— Start of DATA EXTRACT —

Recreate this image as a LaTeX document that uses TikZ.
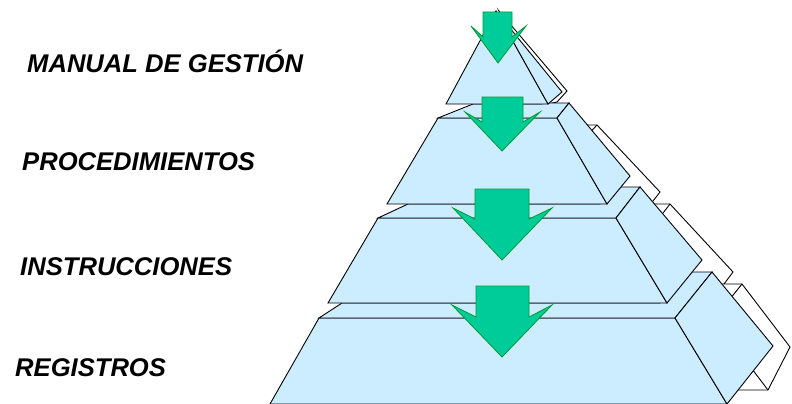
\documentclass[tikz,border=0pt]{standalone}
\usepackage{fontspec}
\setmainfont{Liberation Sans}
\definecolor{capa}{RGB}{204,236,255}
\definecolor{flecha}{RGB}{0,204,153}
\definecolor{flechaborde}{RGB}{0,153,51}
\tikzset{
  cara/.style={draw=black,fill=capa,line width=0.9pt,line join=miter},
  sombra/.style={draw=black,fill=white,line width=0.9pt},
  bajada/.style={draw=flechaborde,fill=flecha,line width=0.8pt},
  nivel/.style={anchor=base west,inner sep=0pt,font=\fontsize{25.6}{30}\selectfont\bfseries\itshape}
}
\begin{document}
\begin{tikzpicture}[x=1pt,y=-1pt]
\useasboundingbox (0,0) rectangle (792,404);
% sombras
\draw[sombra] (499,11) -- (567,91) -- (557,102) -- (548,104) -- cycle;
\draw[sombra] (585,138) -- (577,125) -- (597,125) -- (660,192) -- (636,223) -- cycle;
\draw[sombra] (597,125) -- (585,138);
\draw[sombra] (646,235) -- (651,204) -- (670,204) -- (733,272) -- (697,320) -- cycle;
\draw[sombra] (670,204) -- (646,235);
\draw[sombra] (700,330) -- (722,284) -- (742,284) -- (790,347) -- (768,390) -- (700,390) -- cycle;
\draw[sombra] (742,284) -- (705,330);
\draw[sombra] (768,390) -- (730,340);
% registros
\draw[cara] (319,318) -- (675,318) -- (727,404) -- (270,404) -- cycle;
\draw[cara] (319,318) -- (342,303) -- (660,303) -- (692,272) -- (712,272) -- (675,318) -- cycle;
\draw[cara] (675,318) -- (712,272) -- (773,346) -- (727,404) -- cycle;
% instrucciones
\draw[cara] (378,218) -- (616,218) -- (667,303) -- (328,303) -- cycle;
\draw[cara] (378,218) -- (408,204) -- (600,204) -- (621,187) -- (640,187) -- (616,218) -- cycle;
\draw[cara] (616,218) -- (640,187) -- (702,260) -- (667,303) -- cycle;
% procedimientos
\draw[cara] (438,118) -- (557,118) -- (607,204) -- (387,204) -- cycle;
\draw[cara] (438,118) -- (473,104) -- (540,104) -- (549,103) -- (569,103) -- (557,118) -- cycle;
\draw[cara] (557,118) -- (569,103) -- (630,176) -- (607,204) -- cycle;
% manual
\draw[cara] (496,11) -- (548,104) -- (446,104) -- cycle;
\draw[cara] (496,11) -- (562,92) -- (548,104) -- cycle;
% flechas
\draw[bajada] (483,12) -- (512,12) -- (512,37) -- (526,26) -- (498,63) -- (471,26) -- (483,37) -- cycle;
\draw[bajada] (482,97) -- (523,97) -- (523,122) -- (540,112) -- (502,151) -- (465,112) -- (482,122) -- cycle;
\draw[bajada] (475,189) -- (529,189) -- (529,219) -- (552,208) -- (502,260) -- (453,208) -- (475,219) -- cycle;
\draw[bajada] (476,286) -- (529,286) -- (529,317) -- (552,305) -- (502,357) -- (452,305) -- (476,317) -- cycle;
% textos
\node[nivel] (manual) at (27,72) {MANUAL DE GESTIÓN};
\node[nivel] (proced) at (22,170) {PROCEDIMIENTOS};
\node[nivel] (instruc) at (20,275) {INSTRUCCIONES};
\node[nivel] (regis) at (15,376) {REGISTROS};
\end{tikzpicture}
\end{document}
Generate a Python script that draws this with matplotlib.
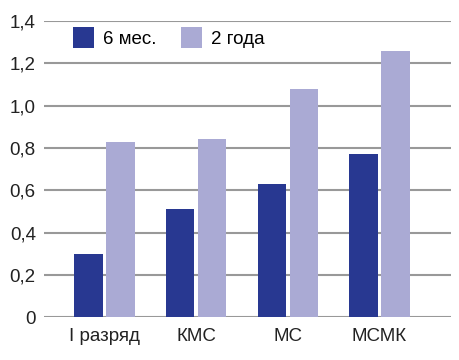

— End of DATA EXTRACT —

◆ TASK GOAL ◆
Give all the lines above again, character for character, without pictures.

◆ ANSWER TO THE EXERCISE ◆
Recreate this image as a LaTeX document that uses TikZ.
\documentclass[tikz,border=0pt]{standalone}
\usepackage{fontspec}
\setmainfont{Liberation Sans}
\definecolor{capa}{RGB}{204,236,255}
\definecolor{flecha}{RGB}{0,204,153}
\definecolor{flechaborde}{RGB}{0,153,51}
\tikzset{
  cara/.style={draw=black,fill=capa,line width=0.9pt,line join=miter},
  sombra/.style={draw=black,fill=white,line width=0.9pt},
  bajada/.style={draw=flechaborde,fill=flecha,line width=0.8pt},
  nivel/.style={anchor=base west,inner sep=0pt,font=\fontsize{25.6}{30}\selectfont\bfseries\itshape}
}
\begin{document}
\begin{tikzpicture}[x=1pt,y=-1pt]
\useasboundingbox (0,0) rectangle (792,404);
% sombras
\draw[sombra] (499,11) -- (567,91) -- (557,102) -- (548,104) -- cycle;
\draw[sombra] (585,138) -- (577,125) -- (597,125) -- (660,192) -- (636,223) -- cycle;
\draw[sombra] (597,125) -- (585,138);
\draw[sombra] (646,235) -- (651,204) -- (670,204) -- (733,272) -- (697,320) -- cycle;
\draw[sombra] (670,204) -- (646,235);
\draw[sombra] (700,330) -- (722,284) -- (742,284) -- (790,347) -- (768,390) -- (700,390) -- cycle;
\draw[sombra] (742,284) -- (705,330);
\draw[sombra] (768,390) -- (730,340);
% registros
\draw[cara] (319,318) -- (675,318) -- (727,404) -- (270,404) -- cycle;
\draw[cara] (319,318) -- (342,303) -- (660,303) -- (692,272) -- (712,272) -- (675,318) -- cycle;
\draw[cara] (675,318) -- (712,272) -- (773,346) -- (727,404) -- cycle;
% instrucciones
\draw[cara] (378,218) -- (616,218) -- (667,303) -- (328,303) -- cycle;
\draw[cara] (378,218) -- (408,204) -- (600,204) -- (621,187) -- (640,187) -- (616,218) -- cycle;
\draw[cara] (616,218) -- (640,187) -- (702,260) -- (667,303) -- cycle;
% procedimientos
\draw[cara] (438,118) -- (557,118) -- (607,204) -- (387,204) -- cycle;
\draw[cara] (438,118) -- (473,104) -- (540,104) -- (549,103) -- (569,103) -- (557,118) -- cycle;
\draw[cara] (557,118) -- (569,103) -- (630,176) -- (607,204) -- cycle;
% manual
\draw[cara] (496,11) -- (548,104) -- (446,104) -- cycle;
\draw[cara] (496,11) -- (562,92) -- (548,104) -- cycle;
% flechas
\draw[bajada] (483,12) -- (512,12) -- (512,37) -- (526,26) -- (498,63) -- (471,26) -- (483,37) -- cycle;
\draw[bajada] (482,97) -- (523,97) -- (523,122) -- (540,112) -- (502,151) -- (465,112) -- (482,122) -- cycle;
\draw[bajada] (475,189) -- (529,189) -- (529,219) -- (552,208) -- (502,260) -- (453,208) -- (475,219) -- cycle;
\draw[bajada] (476,286) -- (529,286) -- (529,317) -- (552,305) -- (502,357) -- (452,305) -- (476,317) -- cycle;
% textos
\node[nivel] (manual) at (27,72) {MANUAL DE GESTIÓN};
\node[nivel] (proced) at (22,170) {PROCEDIMIENTOS};
\node[nivel] (instruc) at (20,275) {INSTRUCCIONES};
\node[nivel] (regis) at (15,376) {REGISTROS};
\end{tikzpicture}
\end{document}
Generate a Python script that draws this with matplotlib.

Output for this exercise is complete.